If I want to make games, what do I have to do?

Just as if you want to work on any other activity, there’s only one way: become a professional. That means you’ll have to work hard, to study and to practice.

As the industry grows (and they already say it moves more money than movies or music), more courses pop up that address videogames especifically. I cannot recommend any in particular as I don’t have any references, but some Google searches should offer results for your area. As in any new business model, you’ll come across amateurs wanting to make easy money by lack of competition and true professionals trying to consolidate the industry. Ask for references on the faculty and study the offers throughly before handing out your money.

The problem is that in most cases, companies will not know either if the course you’ve studied is worth anything or not. So in order to prove your worth, practice will be more useful. Cancel your suscription to the popular magazine that only copypastes the distributors’ press releases (by the way, it’s most of them) and find publications with a critical eye that not only sell titles but also analyze the industry. Find the odd book on the subject and dip in. Play all kinds of genres on all available platforms and analyze those games, their merits and flaws, the twists that work, the cheap tricks, how they came to be at all.

But above all, mingle with people with the same interests and make games. The best item in your CV for a company is a finished piece of work. Illustrators don’t get assignments through the promise of their sketches: you’ll want to present full games.

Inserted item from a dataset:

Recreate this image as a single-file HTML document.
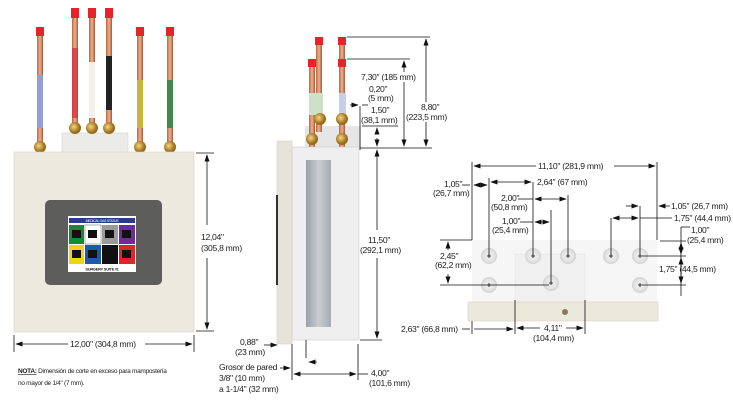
<!DOCTYPE html>
<html><head><meta charset="utf-8"><style>
html,body{margin:0;padding:0;background:#fff;}
svg{display:block;}
text{font-family:"Liberation Sans",sans-serif;font-size:8.6px;fill:#222;letter-spacing:-0.3px;}
.ln{stroke:#111;stroke-width:0.8;fill:none;}
</style></head><body>
<svg width="733" height="400" viewBox="0 0 733 400" xmlns="http://www.w3.org/2000/svg">
<defs>
<marker id="a" viewBox="0 0 10 10" refX="9" refY="5" markerWidth="10" markerHeight="9" orient="auto-start-reverse"><path d="M0,1.5L10,5L0,8.5z" fill="#111"/></marker>
<linearGradient id="cu" x1="0" x2="1"><stop offset="0" stop-color="#b8683f"/><stop offset=".5" stop-color="#f0b090"/><stop offset="1" stop-color="#a45a35"/></linearGradient>
<radialGradient id="br" cx=".4" cy=".4"><stop offset="0" stop-color="#f5d67a"/><stop offset="1" stop-color="#9a6a1a"/></radialGradient>
<radialGradient id="hole" cx=".5" cy=".5"><stop offset="0" stop-color="#f2f2f2"/><stop offset=".7" stop-color="#e3e3e3"/><stop offset="1" stop-color="#d0d0d0"/></radialGradient>
<linearGradient id="rail" x1="0" x2="1"><stop offset="0" stop-color="#9aa0a6"/><stop offset=".5" stop-color="#c9cdd1"/><stop offset="1" stop-color="#a6abb0"/></linearGradient>
</defs>

<g>
<rect x="62" y="133" width="66" height="20" fill="#ebebe9" stroke="#ccc" stroke-width=".5"/>
<rect x="37" y="27" width="6" height="118" fill="url(#cu)"/><rect x="36" y="27" width="8" height="9" fill="#e8222a"/>
<rect x="37" y="75" width="6" height="53" fill="#fff"/><rect x="37" y="75" width="6" height="53" fill="#3a4fb0" opacity=".55"/>
<rect x="72" y="8" width="6" height="125" fill="url(#cu)"/><rect x="71" y="8" width="8" height="10" fill="#e8222a"/>
<rect x="72" y="48" width="6" height="70" fill="#d8373a" opacity=".8"/>
<rect x="89" y="8" width="6" height="125" fill="url(#cu)"/><rect x="88" y="8" width="8" height="10" fill="#e8222a"/>
<rect x="89" y="62" width="6" height="56" fill="#f4f0ec"/>
<rect x="106" y="8" width="6" height="125" fill="url(#cu)"/><rect x="105" y="8" width="8" height="10" fill="#e8222a"/>
<rect x="106" y="56" width="6" height="54" fill="#222"/>
<rect x="137" y="27" width="6" height="118" fill="url(#cu)"/><rect x="136" y="27" width="8" height="9" fill="#e8222a"/>
<rect x="137" y="80" width="6" height="48" fill="#c7b43a"/>
<rect x="167" y="27" width="6" height="118" fill="url(#cu)"/><rect x="166" y="27" width="8" height="9" fill="#e8222a"/>
<rect x="167" y="80" width="6" height="48" fill="#3f8a4a"/>
<ellipse cx="40" cy="147" rx="6" ry="6" fill="url(#br)"/>
<ellipse cx="75" cy="128" rx="6" ry="6" fill="url(#br)"/>
<ellipse cx="92" cy="128" rx="6" ry="6" fill="url(#br)"/>
<ellipse cx="109" cy="128" rx="6" ry="6" fill="url(#br)"/>
<ellipse cx="140" cy="147" rx="6" ry="6" fill="url(#br)"/>
<ellipse cx="170" cy="147" rx="6" ry="6" fill="url(#br)"/>
</g>
<rect x="14" y="152" width="180" height="180" fill="#ece9df" stroke="#d8d4c8" stroke-width=".6"/>
<rect x="45" y="200" width="117" height="85" rx="5" fill="#5d5d5b"/>
<rect x="68" y="216" width="68" height="56" fill="#fff"/>
<rect x="69" y="218" width="66" height="5" fill="#2a3b8a"/>
<rect x="69" y="225" width="15" height="19" fill="#178a3a"/><rect x="85" y="225" width="16" height="19" fill="#fff" stroke="#333" stroke-width=".4"/><rect x="102" y="225" width="16" height="19" fill="#9a9a9a"/><rect x="119" y="225" width="16" height="19" fill="#6a2e9a"/>
<rect x="69" y="245" width="15" height="19" fill="#f0d21a"/><rect x="85" y="245" width="16" height="19" fill="#1d5aa8"/><rect x="102" y="245" width="16" height="19" fill="#111"/><rect x="119" y="245" width="16" height="19" fill="#e0242a"/>
<rect x="72" y="230" width="9" height="8" fill="#111"/><rect x="88" y="230" width="9" height="8" fill="#111"/><rect x="105" y="230" width="9" height="8" fill="#111"/><rect x="122" y="230" width="9" height="8" fill="#111"/>
<rect x="72" y="250" width="9" height="8" fill="#111"/><rect x="88" y="250" width="9" height="8" fill="#111"/><rect x="105" y="250" width="9" height="8" fill="#111"/><rect x="122" y="250" width="9" height="8" fill="#111"/>
<rect x="69" y="265" width="66" height="6" fill="#fff"/>
<text x="102" y="270.5" text-anchor="middle" style="font-size:4px;font-weight:bold">SURGERY SUITE #1</text>
<text x="102" y="222" text-anchor="middle" style="font-size:3.5px;fill:#fff">MEDICAL GAS STATUS</text>

<line class="ln" x1="196" y1="153" x2="214" y2="153"/><line class="ln" x1="196" y1="331" x2="214" y2="331"/>
<line class="ln" x1="207" y1="155" x2="207" y2="225" marker-start="url(#a)"/><line class="ln" x1="207" y1="258" x2="207" y2="329" marker-end="url(#a)"/>
<text x="201" y="240">12,04"</text><text x="201" y="251">(305,8 mm)</text>
<line class="ln" x1="14" y1="335" x2="14" y2="352"/><line class="ln" x1="194" y1="335" x2="194" y2="352"/>
<line class="ln" x1="16" y1="344" x2="68" y2="344" marker-start="url(#a)"/><line class="ln" x1="145" y1="344" x2="192" y2="344" marker-end="url(#a)"/>
<text x="70" y="347">12,00" (304,8 mm)</text>
<text x="18" y="373" style="font-size:6.5px"><tspan style="font-weight:bold;text-decoration:underline">NOTA:</tspan> Dimensión de corte en exceso para mampostería</text>
<text x="18" y="385" style="font-size:6.5px">no mayor de 1/4" (7 mm).</text>

<rect x="305" y="126" width="56" height="22" fill="#e6e6e6"/>
<rect x="316" y="37" width="6" height="95" fill="url(#cu)"/><rect x="315" y="37" width="8" height="8" fill="#e8222a"/>
<rect x="339" y="37" width="6" height="95" fill="url(#cu)"/><rect x="338" y="37" width="8" height="8" fill="#e8222a"/>
<rect x="309" y="59" width="6" height="90" fill="url(#cu)"/><rect x="308" y="59" width="8" height="8" fill="#e8222a"/>
<rect x="339" y="59" width="6" height="90" fill="url(#cu)"/><rect x="338" y="59" width="8" height="8" fill="#e8222a"/>
<rect x="309" y="93" width="14" height="22" fill="#cfe0c8"/><rect x="339" y="93" width="7" height="22" fill="#c9cfe6"/>
<ellipse cx="320" cy="119" rx="6" ry="6" fill="url(#br)"/><ellipse cx="342" cy="119" rx="6" ry="6" fill="url(#br)"/>
<ellipse cx="312" cy="139" rx="6" ry="6" fill="url(#br)"/><ellipse cx="342" cy="139" rx="6" ry="6" fill="url(#br)"/>
<rect x="292" y="147" width="67" height="193" fill="#efefef" stroke="#ccc" stroke-width=".6"/>
<rect x="306" y="160" width="25" height="167" fill="url(#rail)"/>
<rect x="277" y="141" width="15" height="203" fill="#e6e3d8" stroke="#cfcbbd" stroke-width=".5"/>
<rect x="276" y="195" width="2" height="90" fill="#333"/>
<line class="ln" x1="347" y1="37" x2="430" y2="37"/><line class="ln" x1="347" y1="59" x2="410" y2="59"/>
<line class="ln" x1="360" y1="148" x2="432" y2="148"/>
<line class="ln" x1="426" y1="39" x2="426" y2="102" marker-start="url(#a)"/><line class="ln" x1="426" y1="122" x2="426" y2="146" marker-end="url(#a)"/>
<text x="421" y="110">8,80"</text><text x="406" y="120">(223,5 mm)</text>
<line class="ln" x1="404" y1="61" x2="404" y2="72" marker-start="url(#a)"/><line class="ln" x1="404" y1="82" x2="404" y2="146" marker-end="url(#a)"/>
<text x="361" y="80">7,30" (185 mm)</text>
<text x="369" y="92">0,20"</text><text x="368" y="101">(5 mm)</text>
<line class="ln" x1="360" y1="106" x2="360" y2="150"/>
<line class="ln" x1="350" y1="105" x2="358" y2="105" marker-end="url(#a)"/><line class="ln" x1="362" y1="105" x2="368" y2="105"/>
<text x="371" y="113">1,50"</text><text x="361" y="123">(38,1 mm)</text>
<line class="ln" x1="362" y1="126" x2="398" y2="126"/>
<line class="ln" x1="377" y1="128" x2="377" y2="134" marker-start="url(#a)"/><line class="ln" x1="377" y1="138" x2="377" y2="146" marker-end="url(#a)"/>
<line class="ln" x1="360" y1="340" x2="382" y2="340"/>
<line class="ln" x1="377" y1="150" x2="377" y2="230" marker-start="url(#a)"/><line class="ln" x1="377" y1="258" x2="377" y2="338" marker-end="url(#a)"/>
<text x="368" y="243">11,50"</text><text x="360" y="253">(292,1 mm)</text>
<line class="ln" x1="292" y1="344" x2="292" y2="380"/><line class="ln" x1="306" y1="340" x2="306" y2="358"/><line class="ln" x1="358" y1="344" x2="358" y2="380"/>
<line class="ln" x1="294" y1="374" x2="356" y2="374" marker-start="url(#a)" marker-end="url(#a)"/>
<line class="ln" x1="358" y1="374" x2="368" y2="374"/>
<text x="371" y="376">4,00"</text><text x="369" y="386">(101,6 mm)</text>
<line class="ln" x1="264" y1="345" x2="277" y2="345" marker-end="url(#a)"/><line class="ln" x1="317" y1="362" x2="309" y2="362" marker-end="url(#a)"/>
<text x="240" y="345">0,88"</text><text x="235" y="355">(23 mm)</text>
<line class="ln" x1="280" y1="368" x2="290" y2="368" marker-end="url(#a)"/>
<text x="219" y="370">Grosor de pared</text><text x="219" y="381">3/8" (10 mm)</text><text x="219" y="392">a 1-1/4" (32 mm)</text>

<rect x="472" y="240" width="185" height="63" fill="#f6f6f6"/>
<rect x="515" y="254" width="70" height="48" fill="#f0f0f0" stroke="#e2e2e2" stroke-width=".5"/>
<rect x="468" y="302" width="190" height="19" fill="#ebe8dc" stroke="#d2cec0" stroke-width=".5"/>
<circle cx="565" cy="312" r="3" fill="#8a7a5a"/>
<g fill="url(#hole)">
<circle cx="489" cy="256" r="8"/><circle cx="533" cy="256" r="8"/><circle cx="568" cy="256" r="8"/><circle cx="611" cy="256" r="8"/><circle cx="640" cy="256" r="8"/>
<circle cx="489" cy="285" r="8"/><circle cx="551" cy="283" r="8"/><circle cx="640" cy="285" r="8"/></g>
<g class="ln">
<path d="M487,256h4M489,254v4M531,256h4M533,254v4M566,256h4M568,254v4M609,256h4M611,254v4M638,256h4M640,254v4M487,285h4M489,283v4M549,283h4M551,281v4M638,285h4M640,283v4"/>
</g>
<line class="ln" x1="472" y1="162" x2="472" y2="240"/><line class="ln" x1="657" y1="162" x2="657" y2="240"/>
<line class="ln" x1="474" y1="166" x2="536" y2="166" marker-start="url(#a)"/><line class="ln" x1="614" y1="166" x2="655" y2="166" marker-end="url(#a)"/>
<text x="538" y="169">11,10" (281,9 mm)</text>
<line class="ln" x1="489" y1="178" x2="489" y2="256"/><line class="ln" x1="533" y1="182" x2="533" y2="256"/><line class="ln" x1="568" y1="195" x2="568" y2="256"/><line class="ln" x1="551" y1="210" x2="551" y2="283"/>
<text x="444" y="187">1,05"</text><text x="433" y="196">(26,7 mm)</text>
<line class="ln" x1="462" y1="185" x2="470" y2="185"/>
<line class="ln" x1="474" y1="185" x2="487" y2="185" marker-start="url(#a)" marker-end="url(#a)"/>
<line class="ln" x1="491" y1="182" x2="531" y2="182" marker-start="url(#a)" marker-end="url(#a)"/>
<text x="537" y="185">2,64" (67 mm)</text>
<text x="501" y="201">2,00"</text><text x="491" y="210">(50,8 mm)</text>
<line class="ln" x1="518" y1="199" x2="533" y2="199"/>
<line class="ln" x1="535" y1="199" x2="566" y2="199" marker-start="url(#a)" marker-end="url(#a)"/>
<text x="502" y="224">1,00"</text><text x="492" y="233">(25,4 mm)</text>
<line class="ln" x1="520" y1="222" x2="533" y2="222"/>
<line class="ln" x1="535" y1="222" x2="549" y2="222" marker-start="url(#a)" marker-end="url(#a)"/>
<line class="ln" x1="640" y1="206" x2="640" y2="256"/><line class="ln" x1="611" y1="218" x2="611" y2="256"/>
<line class="ln" x1="626" y1="206" x2="638" y2="206" marker-end="url(#a)"/>
<line class="ln" x1="670" y1="206" x2="659" y2="206" marker-end="url(#a)"/>
<text x="671" y="209">1,05" (26,7 mm)</text>
<line class="ln" x1="613" y1="218" x2="638" y2="218" marker-start="url(#a)" marker-end="url(#a)"/>
<line class="ln" x1="640" y1="218" x2="672" y2="218"/>
<text x="674" y="221">1,75" (44,4 mm)</text>
<line class="ln" x1="681" y1="227" x2="690" y2="227"/><line class="ln" x1="681" y1="227" x2="681" y2="296"/>
<line class="ln" x1="660" y1="241" x2="686" y2="241"/>
<text x="691" y="233">1,00"</text><text x="687" y="243">(25,4 mm)</text>
<line class="ln" x1="681" y1="243" x2="681" y2="254" marker-start="url(#a)" marker-end="url(#a)"/>
<line class="ln" x1="642" y1="256" x2="686" y2="256"/><line class="ln" x1="642" y1="285" x2="686" y2="285"/>
<line class="ln" x1="681" y1="258" x2="681" y2="283" marker-start="url(#a)" marker-end="url(#a)"/>
<text x="659" y="272">1,75" (44,5 mm)</text>
<line class="ln" x1="440" y1="240" x2="472" y2="240"/><line class="ln" x1="440" y1="285" x2="549" y2="285"/>
<line class="ln" x1="448" y1="250" x2="448" y2="242" marker-end="url(#a)"/><line class="ln" x1="448" y1="274" x2="448" y2="283" marker-end="url(#a)"/>
<text x="440" y="259">2,45"</text><text x="435" y="268">(62,2 mm)</text>
<line class="ln" x1="472" y1="321" x2="472" y2="334"/><line class="ln" x1="515" y1="300" x2="515" y2="334"/><line class="ln" x1="585" y1="300" x2="585" y2="334"/>
<line class="ln" x1="462" y1="329" x2="470" y2="329"/><line class="ln" x1="474" y1="329" x2="513" y2="329" marker-end="url(#a)"/>
<text x="401" y="332">2,63" (66,8 mm)</text>
<line class="ln" x1="517" y1="328" x2="540" y2="328" marker-start="url(#a)"/><line class="ln" x1="566" y1="328" x2="583" y2="328" marker-end="url(#a)"/>
<text x="544" y="331">4,11"</text><text x="533" y="341">(104,4 mm)</text>
</svg>
</body></html>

What are you talking about, full games? All I know is how to write! Ah, nobody said it was easy! You’ll have to learn more. Tomorrow I’ll tell you what, and more importantly why.

Who writes the game?

Yesterday we mentioned how teamwork imposes limitations on the videogame writer. Today we’ll explore the topic.

We can understand the issue by looking at how movies are made. A script needs many pairs of hands to make a writer’s ideas become real settings, costumes, sounds, colours, performances, camera angles, cuts, soundtrack and so on and so forth. Along that path, depending on time and budget costraints and the wishes of the director and producers, the result may largely depart from the original script. In fact, as we said yesterday, quite often a movie’s production is decided upon marketing reasons (remakes, franchises, etc.) and then the script is not so much the spark of the project anymore as just a cog in the machine. Do you remember that story about Kevin Smith being forced to include a giant spider in his script for Superman Returns? The video is long but worth every second.

Something similar happens with videogames, only worse, because the writer often works in parallel to the development team, or even joins the project in its later stages. There were cases when an author was approached with a fully-finished game (level 1 takes place in a mine and the final boss is a zombie, level 2 is on the moon and the final boss is a yellow octopus…) and then asked to write a story that brought it all together.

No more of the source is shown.